* _TASK STATEMENT_
Set down, exactly as written, the lines from the top of the data to the line that holds "const CAP_W = 22;", and omit the pictures.

Rows from a dataset of charts and code
+ + +
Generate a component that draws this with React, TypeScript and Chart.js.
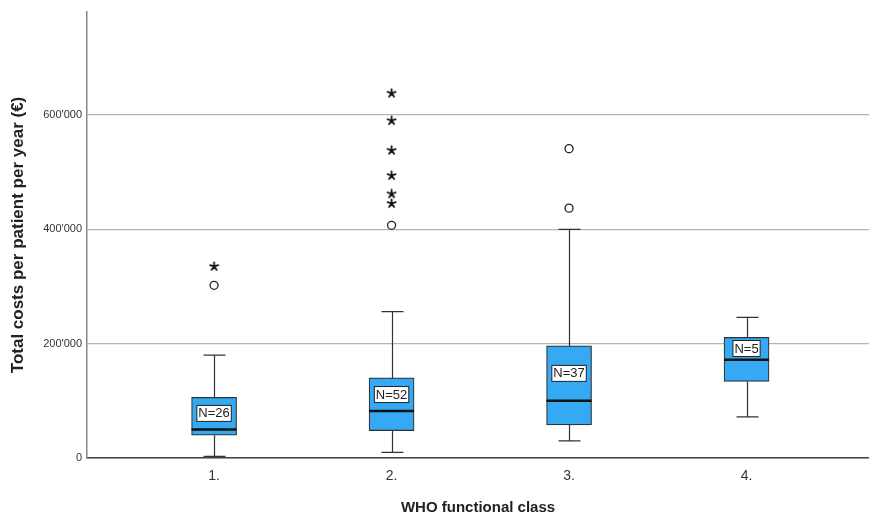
import React, { useEffect, useRef } from "react";
import { Chart, registerables } from "chart.js";

Chart.register(...registerables);

const categories = ["1.", "2.", "3.", "4."];
const xPositions = [1, 2, 3, 4];
const whiskerLow = [3000, 10000, 30000, 72000];
const q1 = [40000, 48000, 58000, 134000];
const medians = [50000, 82000, 100000, 172000];
const q3 = [106000, 140000, 196000, 211000];
const whiskerHigh = [180000, 256000, 400000, 246000];
const nCounts = [26, 52, 37, 5];

const circleX = [1, 2, 3, 3];
const circleY = [302000, 407000, 437000, 541000];
const starX = [1, 2, 2, 2, 2, 2, 2];
const starY = [335000, 445000, 462000, 494000, 538000, 590000, 638000];

const yTicks = [0, 200000, 400000, 600000];

const FONT = "'Liberation Sans', Arial, Helvetica, sans-serif";
const BOX_W = 45;
const CAP_W = 22;

function fmt(v: number): string {
  const s = Math.round(v).toString();
  return s.replace(/\B(?=(\d{3})+(?!\d))/g, "'");
}

const boxPlugin = {
  id: "boxExtras",
  beforeDatasetsDraw(chart: any) {
    const { ctx, scales } = chart;
    const xs = scales.x, ys = scales.y;
    ctx.save();
    ctx.strokeStyle = "#333";
    ctx.lineWidth = 1.2;
    xPositions.forEach((xv, i) => {
      const px = Math.round(xs.getPixelForValue(xv)) + 0.5;
      const yLo = ys.getPixelForValue(whiskerLow[i]);
      const yHi = ys.getPixelForValue(whiskerHigh[i]);
      const yQ1 = ys.getPixelForValue(q1[i]);
      const yQ3 = ys.getPixelForValue(q3[i]);
      ctx.beginPath();
      ctx.moveTo(px, yQ1);
      ctx.lineTo(px, yLo);
      ctx.moveTo(px, yQ3);
      ctx.lineTo(px, yHi);
      ctx.moveTo(px - CAP_W / 2, yLo);
      ctx.lineTo(px + CAP_W / 2, yLo);
      ctx.moveTo(px - CAP_W / 2, yHi);
      ctx.lineTo(px + CAP_W / 2, yHi);
      ctx.stroke();
    });
    ctx.restore();
  },
  afterDatasetsDraw(chart: any) {
    const { ctx, scales } = chart;
    const xs = scales.x, ys = scales.y;
    ctx.save();
    xPositions.forEach((xv, i) => {
      const px = xs.getPixelForValue(xv);
      const yMed = ys.getPixelForValue(medians[i]);
      ctx.strokeStyle = "#111";
      ctx.lineWidth = 2.5;
      ctx.beginPath();
      ctx.moveTo(px - BOX_W / 2, yMed);
      ctx.lineTo(px + BOX_W / 2, yMed);
      ctx.stroke();

      const yQ3 = ys.getPixelForValue(q3[i]);
      const ly = (yQ3 + yMed) / 2;
      const text = "N=" + nCounts[i];
      ctx.font = "13px " + FONT;
      const tw = ctx.measureText(text).width;
      const w = tw + 3;
      const h = 16;
      ctx.fillStyle = "#fff";
      ctx.fillRect(px - w / 2, ly - h / 2, w, h);
      ctx.strokeStyle = "#222";
      ctx.lineWidth = 1;
      ctx.strokeRect(px - w / 2, ly - h / 2, w, h);
      ctx.fillStyle = "#222";
      ctx.textAlign = "center";
      ctx.textBaseline = "middle";
      ctx.fillText(text, px, ly + 0.5);
    });
    ctx.restore();
  },
};

function makeStar(): HTMLCanvasElement {
  const c = document.createElement("canvas");
  c.width = 11;
  c.height = 11;
  const g = c.getContext("2d")!;
  g.strokeStyle = "#111";
  g.lineWidth = 1.8;
  g.lineCap = "round";
  g.beginPath();
  for (let k = 0; k < 5; k++) {
    const a = -Math.PI / 2 + (k * 2 * Math.PI) / 5;
    g.moveTo(5.5, 5.5);
    g.lineTo(5.5 + Math.cos(a) * 4.2, 5.5 + Math.sin(a) * 4.2);
  }
  g.stroke();
  return c;
}

export default function App() {
  const ref = useRef<HTMLCanvasElement | null>(null);

  useEffect(() => {
    if (!ref.current) return;
    const star = makeStar();
    const chart = new Chart(ref.current, {
      type: "bar",
      data: {
        datasets: [
          {
            type: "bar",
            data: xPositions.map((x, i) => ({ x, y: [q1[i], q3[i]] })) as any,
            backgroundColor: "#35a9f4",
            borderColor: "#333",
            borderWidth: 1.2,
            borderSkipped: false,
            barThickness: BOX_W,
          } as any,
          {
            type: "scatter",
            data: circleX.map((x, i) => ({ x, y: circleY[i] })),
            pointStyle: "circle",
            pointRadius: 4,
            pointBackgroundColor: "#fff",
            pointBorderColor: "#222",
            pointBorderWidth: 1.3,
          } as any,
          {
            type: "scatter",
            data: starX.map((x, i) => ({ x, y: starY[i] })),
            pointStyle: star,
            pointRadius: 5,
          } as any,
        ],
      },
      options: {
        animation: false,
        responsive: false,
        maintainAspectRatio: false,
        layout: { autoPadding: false, padding: { top: 12, right: 0, bottom: 0, left: 0 } },
        plugins: { legend: { display: false }, tooltip: { enabled: false } },
        scales: {
          x: {
            type: "linear",
            min: 0.284,
            max: 4.69,
            offset: false,
            afterBuildTicks: (s: any) => {
              s.ticks = xPositions.map((v) => ({ value: v }));
            },
            afterFit: (s: any) => {
              s.height = 59;
              s.paddingLeft = 0;
              s.paddingRight = 0;
            },
            ticks: {
              callback: (v: any) => categories[xPositions.indexOf(Number(v))] ?? "",
              font: { size: 14, family: FONT },
              color: "#333",
              padding: 10,
              maxRotation: 0,
            },
            grid: { display: false, drawTicks: false, offset: false },
            border: { display: true, color: "#444", width: 1.5 },
            title: {
              display: true,
              text: "WHO functional class",
              font: { size: 15, weight: "bold", family: FONT },
              color: "#222",
              padding: { top: 0, bottom: 0 },
            },
          },
          y: {
            type: "linear",
            min: 0,
            max: 780000,
            afterBuildTicks: (s: any) => {
              s.ticks = yTicks.map((v) => ({ value: v }));
            },
            afterFit: (s: any) => {
              s.width = 87;
            },
            ticks: {
              callback: (v: any) => fmt(Number(v)),
              font: { size: 11, family: FONT },
              color: "#333",
              padding: 5,
            },
            grid: { color: "#b5b5b5", lineWidth: 1.2, drawTicks: false },
            border: { display: true, color: "#888", width: 1.5 },
            title: {
              display: true,
              text: "Total costs per patient per year (€)",
              font: { size: 17, weight: "bold", family: FONT },
              color: "#222",
              padding: { top: 8, bottom: 0 },
            },
          },
        },
      },
      plugins: [boxPlugin],
    } as any);
    return () => chart.destroy();
  }, []);

  return (
    <div style={{ position: "fixed", left: 0, top: 0, width: 869, height: 517, background: "#fff" }}>
      <canvas ref={ref} width={869} height={517} style={{ display: "block" }} />
    </div>
  );
}
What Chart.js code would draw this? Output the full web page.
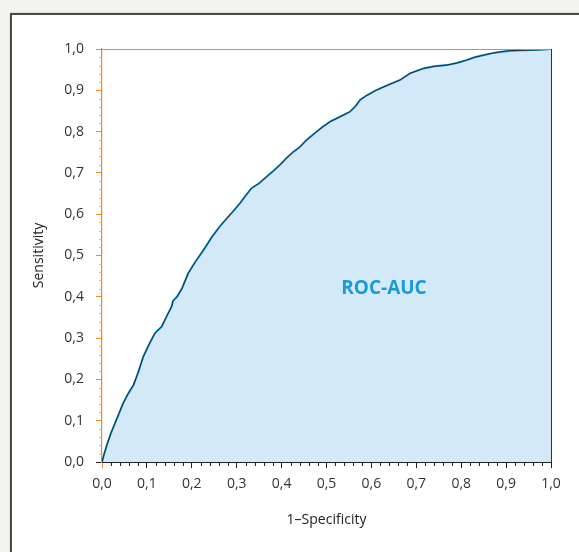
+ + +
* _RESULT_
Generate a component that draws this with React, TypeScript and Chart.js.
import React, { useEffect, useRef } from "react";
import { Chart, registerables } from "chart.js";

Chart.register(...registerables);

const categories = ["1.", "2.", "3.", "4."];
const xPositions = [1, 2, 3, 4];
const whiskerLow = [3000, 10000, 30000, 72000];
const q1 = [40000, 48000, 58000, 134000];
const medians = [50000, 82000, 100000, 172000];
const q3 = [106000, 140000, 196000, 211000];
const whiskerHigh = [180000, 256000, 400000, 246000];
const nCounts = [26, 52, 37, 5];

const circleX = [1, 2, 3, 3];
const circleY = [302000, 407000, 437000, 541000];
const starX = [1, 2, 2, 2, 2, 2, 2];
const starY = [335000, 445000, 462000, 494000, 538000, 590000, 638000];

const yTicks = [0, 200000, 400000, 600000];

const FONT = "'Liberation Sans', Arial, Helvetica, sans-serif";
const BOX_W = 45;
const CAP_W = 22;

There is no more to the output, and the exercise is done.